Items from a dataset:
• • • • •
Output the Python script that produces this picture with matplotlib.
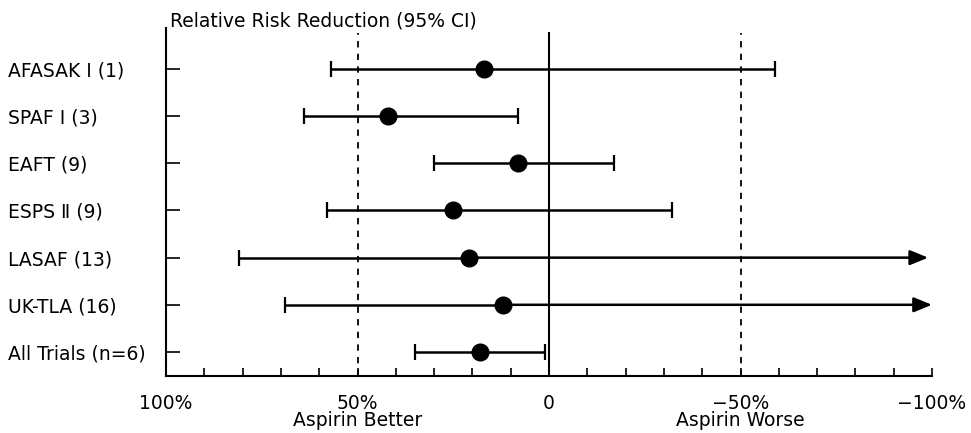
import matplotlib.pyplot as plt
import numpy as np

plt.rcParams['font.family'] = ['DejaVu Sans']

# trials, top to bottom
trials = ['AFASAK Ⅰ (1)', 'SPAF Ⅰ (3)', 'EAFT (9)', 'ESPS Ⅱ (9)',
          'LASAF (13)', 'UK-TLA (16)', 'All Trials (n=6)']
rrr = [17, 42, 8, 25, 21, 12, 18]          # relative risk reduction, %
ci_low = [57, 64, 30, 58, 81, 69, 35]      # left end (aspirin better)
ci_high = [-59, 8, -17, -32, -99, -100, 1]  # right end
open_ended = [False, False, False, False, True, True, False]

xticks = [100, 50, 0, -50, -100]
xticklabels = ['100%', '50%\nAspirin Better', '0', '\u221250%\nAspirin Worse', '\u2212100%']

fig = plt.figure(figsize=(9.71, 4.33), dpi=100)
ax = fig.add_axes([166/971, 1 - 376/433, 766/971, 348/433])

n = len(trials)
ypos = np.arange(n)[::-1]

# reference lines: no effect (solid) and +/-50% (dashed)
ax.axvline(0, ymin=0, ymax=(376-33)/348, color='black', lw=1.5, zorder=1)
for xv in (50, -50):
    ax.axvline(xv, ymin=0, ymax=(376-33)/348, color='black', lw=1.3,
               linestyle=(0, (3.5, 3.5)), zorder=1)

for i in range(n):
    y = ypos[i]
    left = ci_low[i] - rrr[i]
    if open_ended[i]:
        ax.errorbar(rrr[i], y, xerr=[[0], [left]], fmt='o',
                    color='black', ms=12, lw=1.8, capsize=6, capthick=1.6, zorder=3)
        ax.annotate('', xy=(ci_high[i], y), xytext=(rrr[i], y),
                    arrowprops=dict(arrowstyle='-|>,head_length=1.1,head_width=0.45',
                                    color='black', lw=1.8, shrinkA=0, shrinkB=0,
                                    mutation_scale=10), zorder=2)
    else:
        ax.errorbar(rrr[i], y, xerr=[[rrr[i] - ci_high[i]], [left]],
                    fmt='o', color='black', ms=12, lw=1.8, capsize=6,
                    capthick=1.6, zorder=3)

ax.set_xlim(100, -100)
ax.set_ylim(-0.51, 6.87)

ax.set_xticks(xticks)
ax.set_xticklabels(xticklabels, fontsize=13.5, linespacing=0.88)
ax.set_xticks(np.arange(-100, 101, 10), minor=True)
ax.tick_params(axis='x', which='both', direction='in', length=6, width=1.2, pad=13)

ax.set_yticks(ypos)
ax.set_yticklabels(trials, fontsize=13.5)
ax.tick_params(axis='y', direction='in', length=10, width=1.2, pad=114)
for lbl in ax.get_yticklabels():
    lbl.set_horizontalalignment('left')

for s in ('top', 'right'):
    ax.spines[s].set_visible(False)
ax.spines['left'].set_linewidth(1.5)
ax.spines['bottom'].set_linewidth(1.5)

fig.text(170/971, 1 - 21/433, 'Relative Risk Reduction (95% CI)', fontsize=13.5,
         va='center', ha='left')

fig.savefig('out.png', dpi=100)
• • • • •
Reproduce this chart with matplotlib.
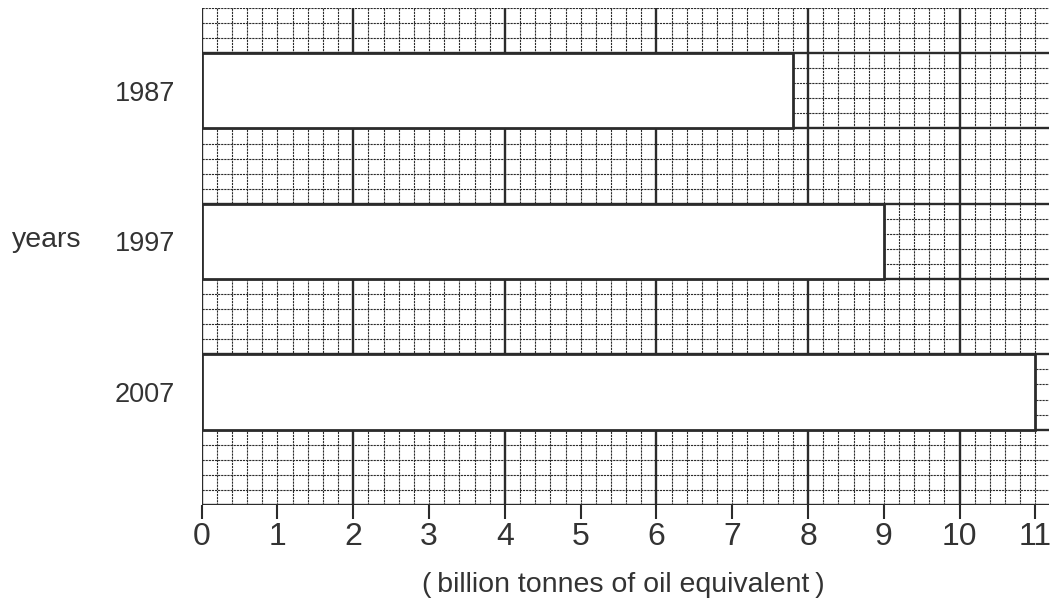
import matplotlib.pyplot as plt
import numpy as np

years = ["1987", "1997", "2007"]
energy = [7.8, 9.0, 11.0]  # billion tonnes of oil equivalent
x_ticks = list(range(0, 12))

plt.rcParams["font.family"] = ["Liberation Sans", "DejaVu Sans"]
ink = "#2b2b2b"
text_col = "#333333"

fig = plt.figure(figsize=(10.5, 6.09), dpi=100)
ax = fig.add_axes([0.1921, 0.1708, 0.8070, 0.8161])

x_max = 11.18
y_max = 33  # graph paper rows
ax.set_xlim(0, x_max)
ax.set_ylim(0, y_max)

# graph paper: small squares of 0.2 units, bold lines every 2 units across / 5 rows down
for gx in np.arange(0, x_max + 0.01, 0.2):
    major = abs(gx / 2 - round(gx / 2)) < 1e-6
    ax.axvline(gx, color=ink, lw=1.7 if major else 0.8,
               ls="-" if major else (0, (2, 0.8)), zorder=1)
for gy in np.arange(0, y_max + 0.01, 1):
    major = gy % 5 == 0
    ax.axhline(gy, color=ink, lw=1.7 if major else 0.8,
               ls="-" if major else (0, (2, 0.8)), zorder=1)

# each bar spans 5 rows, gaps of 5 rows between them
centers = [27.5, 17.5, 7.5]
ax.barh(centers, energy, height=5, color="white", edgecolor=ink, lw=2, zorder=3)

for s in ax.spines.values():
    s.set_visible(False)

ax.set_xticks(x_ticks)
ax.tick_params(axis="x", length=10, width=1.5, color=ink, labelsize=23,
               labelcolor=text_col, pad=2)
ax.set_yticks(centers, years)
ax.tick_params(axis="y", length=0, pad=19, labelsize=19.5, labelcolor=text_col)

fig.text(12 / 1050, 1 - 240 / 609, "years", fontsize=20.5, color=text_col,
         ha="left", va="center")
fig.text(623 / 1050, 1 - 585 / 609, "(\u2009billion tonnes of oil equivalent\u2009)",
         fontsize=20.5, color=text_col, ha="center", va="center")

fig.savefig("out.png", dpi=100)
• • • • •
Required task –
Any pictures should be left out. Reproduce every line from the one holding "Output the Python" down to the one holding "linestyle=(0, (3.5, 3.5)), zorder=1)", both of those lines included.

Result of this exercise –
Output the Python script that produces this picture with matplotlib.
import matplotlib.pyplot as plt
import numpy as np

plt.rcParams['font.family'] = ['DejaVu Sans']

# trials, top to bottom
trials = ['AFASAK Ⅰ (1)', 'SPAF Ⅰ (3)', 'EAFT (9)', 'ESPS Ⅱ (9)',
          'LASAF (13)', 'UK-TLA (16)', 'All Trials (n=6)']
rrr = [17, 42, 8, 25, 21, 12, 18]          # relative risk reduction, %
ci_low = [57, 64, 30, 58, 81, 69, 35]      # left end (aspirin better)
ci_high = [-59, 8, -17, -32, -99, -100, 1]  # right end
open_ended = [False, False, False, False, True, True, False]

xticks = [100, 50, 0, -50, -100]
xticklabels = ['100%', '50%\nAspirin Better', '0', '\u221250%\nAspirin Worse', '\u2212100%']

fig = plt.figure(figsize=(9.71, 4.33), dpi=100)
ax = fig.add_axes([166/971, 1 - 376/433, 766/971, 348/433])

n = len(trials)
ypos = np.arange(n)[::-1]

# reference lines: no effect (solid) and +/-50% (dashed)
ax.axvline(0, ymin=0, ymax=(376-33)/348, color='black', lw=1.5, zorder=1)
for xv in (50, -50):
    ax.axvline(xv, ymin=0, ymax=(376-33)/348, color='black', lw=1.3,
               linestyle=(0, (3.5, 3.5)), zorder=1)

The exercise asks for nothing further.